Search funds are a business acquisition model. The concept was originated in 1984 at Harvard Business School. It later grew amongst MBA programs and in particular, the Stanford Graduate School of Business.
I ran into this concept while I was attending the University of St. Thomas OPUS College of Business MBA program in the mid-2000s. It’s an effective way for young business leaders to find small to medium-sized businesses to acquire, grow, and ultimately sell to achieve a return to their equity investors. A good operator will drive outsize returns in a small to medium-size business. There is no question in my mind that this is the case after financing numerous deals and going through our own ownership transition at Flagship Bank Minnesota.
The returns to investors according to the 2020 Search Fund Study by Stanford GSB are pretty outstanding on the whole:
“From 1984 through 2019, at least $1.4 billion of equity capital was invested in traditional search funds and their acquired companies, up $475 million from the last study, generating, in total, approximately $6.9 billion of equity value for investors and an estimated $1.8 billion for entrepreneurs so far. The aggregate pre-tax internal rate of return for investors was 32.6% through the end of 2019, down from 33.7% in the 2018 study, and the return on invested capital was 5.5x, down from 6.9x in 2018, reflecting slightly lower returns, shorter hold periods, and a record number of new acquisitions. Of note, IRRs excluding the top 5 returning funds continue to increase, perhaps indicating that on average better companies are being acquired and developed.”
The traditional search fund relies a lot on your ability to recruit investors that believe in you and your business acquisition strategy. This can both be daunting and challenging. It can also be unnecessary if you have the capital to do a self-funded fund and start the adventure into business ownership without investors upfront.
A self-funded search fund is a great way to acquire a small to medium sized business for a number of reasons. Two in particular are that it allows the principal to retain more ownership and more flexibility in the types and compositions of the businesses they acquire. It also often requires the principal to take on more debt than a traditional search fund. This is where today’s timing is beneficial to principals pursuing this pathway.
2021 is a Great Year to pursue a Small Business Administration Loan
The recent Consolidated Appropriations Act, 2021 passed by President Trump on December 27, 2020 provides some opportunities for small business acquisition loans for those that qualify. In particular, if your plans are to rely on an SBA 7a loan and/or an SBA 504 loan. The terms include:
- Waived 7a guaranty fees (2.00%-3.75% of the SBA guaranty amount)
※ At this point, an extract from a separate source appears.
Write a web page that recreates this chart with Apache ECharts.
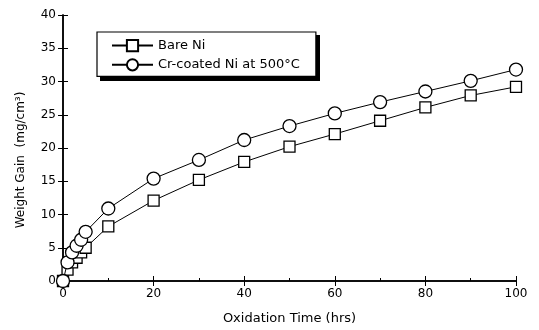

- Increased guaranty amounts (up to 90%) allowing for more flexibility and financing options from your bank.
- Loans that qualify and close between February 1, 2021 and September 30, 2021, the government will make principal and interest payments for up to six months, payment support capped at $9,000 per month.
The new law provides significant temporary working capital support for a small to a medium-sized business acquisition. By having payment support from the government for the first six months of operations, your business will have significant support to allow you to focus on its operations and sales growth.
What might a financing structure look like?
We would like to see minimum ratios for the following for an SBA loan:
- 75% senior SBA guaranteed bank loan
- 15% seller note (five years or longer term)
- 10% shareholder equity from the principal(s) and investor
Traditionally, the debt service coverage ratio would be acceptable in this scenario if the price paid is between 3-4X EBITDA.
All owners with ownership greater than 20% will be required to guarantee the SBA loan.
Other options consider a conventional business loan partnered with shareholder capital or mezzanine debt. You can usually expect that the bank loan to be a lower loan to enterprise value in these scenarios to mitigate risk. Commonly you may see bank acquisition debt between 50-65% of enterprise value before other collateral, subordinated debt, covenants, and enhancements are included.
More businesses will be for sale as Boomers Retire
According to the Exit Planning Institute, nearly 4.5 million businesses with an aggregate of $10 trillion in valuation will be on the sale block in the coming decade. This provides a plethora of opportunities for the millennial and generation x to acquire and grow businesses.
There are more millennials on the planet than any other generation. They are hungry and according to the Fast Company, the “Millennial personality seems to be pre-set to ‘leadership’ mode. They’re not sitting around waiting for it to happen.”
We have seen it firsthand at Flagship Bank. Mollie Windmiller has been doing awesome things connecting people at LAB Talks, Dr. Rees and his wife Rosalie growing their business Maverick Chiropractor, Natalie Standridge growing her Spanish Immersion childcare business Casa de Corazón®, Brenda Nolby at her gymnastics business Jam Hops, and many others who have purchased, started, or grown their businesses. We've even done acquisitions at Flagship Bank and have spoken on it at events around Navigating Small Business Mergers & Acquisitions.
At Flagship Bank, we are proud to be partnering with Minnesota small businesses and Minnesota business acquisitions. Relationship banking can be key as you search for that acquisition and even more so as you get close to closing. A bank will need detailed information to underwrite the cash flow of the business. Having those conversations about the business loan as the deal starts to come together will not only save you time but also money.